Gombrowicz was no more than a name to me until I read this new translation of his last novel, first published in 1965. It is an extraordinary piece of work, placing him firmly in the middle of mid-century European avant-garde thought, especially in France, where he spent his last years; marooned in Argentina in 1939 by the War, he never returned to Poland. Danuta Borchardt, the prizewinning translator of this volume, writes a three-page introduction explaining the difficulties she encountered. In some ways, I resented this, feeling that translation should ideally be invisible. But I was also glad of it, for I would not otherwise have realized that Gombrowicz's extraordinary tricks of style -- ranging from strings of disconnected words to made-up baby language -- were his and not his translator's. Here, from the first page, is an example of the former style: "Sweat. I'm behind him, pant legs, heels, sand, we're plodding on, plodding on, ruts, clods of dirt, glassy pebbles flashing, the glare, the heat humming, quivering, everything is black in the sunlight, cottages, fences, fields, woods, the road, this march, from where, what for, a lot could be said, actually...." And here an ejaculation of the latter kind: "Cool on top but ready to pop! You, sir, are berging my daughter for yourself! With an on-the-sly berg, with a lovey-doveyberg, and you, my dearie sir, would like to bemberg yourself right under her skirt and straight into her marriage as the lovieberg number one! Ti-ri-ti! Ti-ri-ti!" Words gone wild.

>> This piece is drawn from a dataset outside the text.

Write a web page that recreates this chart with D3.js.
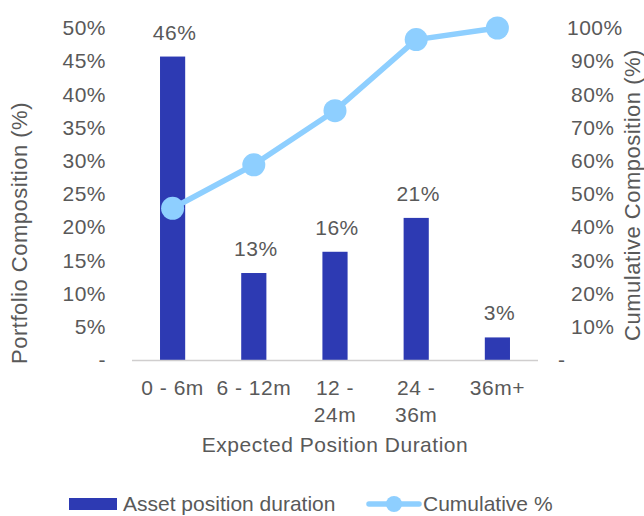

Plot? Yes, sort of. The narrator, a young man also called Witold, hikes into the Polish countryside with an acquaintance for a two-week stay in a family pension. On the way, they come upon a dead sparrow hanged by a string from a branch; the door is opened by a woman with a twisted lip; and they are shown by mistake into a room where the daughter of the house is sleeping. Out of these ingredients, Witold constructs a fantasy world in which the slightest detail -- a stain on a wall, a casual gesture, a scrap of overheard conversation -- is incorporated into a web of suggestion simultaneously sinister and erotic. And all so French: the deliberate implausibility is akin to absurdism; the obsessive use of detail is like the nouveau roman; Witold's detachment from reality has overtones of existentialism; his manipulation of language (so that, for instance, two things are connected simply by the fact of their having nothing in common) parallels deconstructionism. Enough! There is a kind of paranoia here that sucks you into its horrible web. Witold's untrammeled stream of consciousness is not so much introspective -- it is nowhere near objective enough for that -- as involuted or (as the translator remarks) onanistic. Indeed, as the story develops into an erotically-charged excursion into the mountains, the entire tale surges towards some kind of self-induced sexual climax, explosive but ultimately pointless.
Did I enjoy it? No. But I am fascinated by the reminder of how radical the sixties avant garde could be, intrigued to hear French ideas in a Polish accent, and disturbed by the thought of what political, philosophical, or personal turmoil could have produced such spiritual dislocation.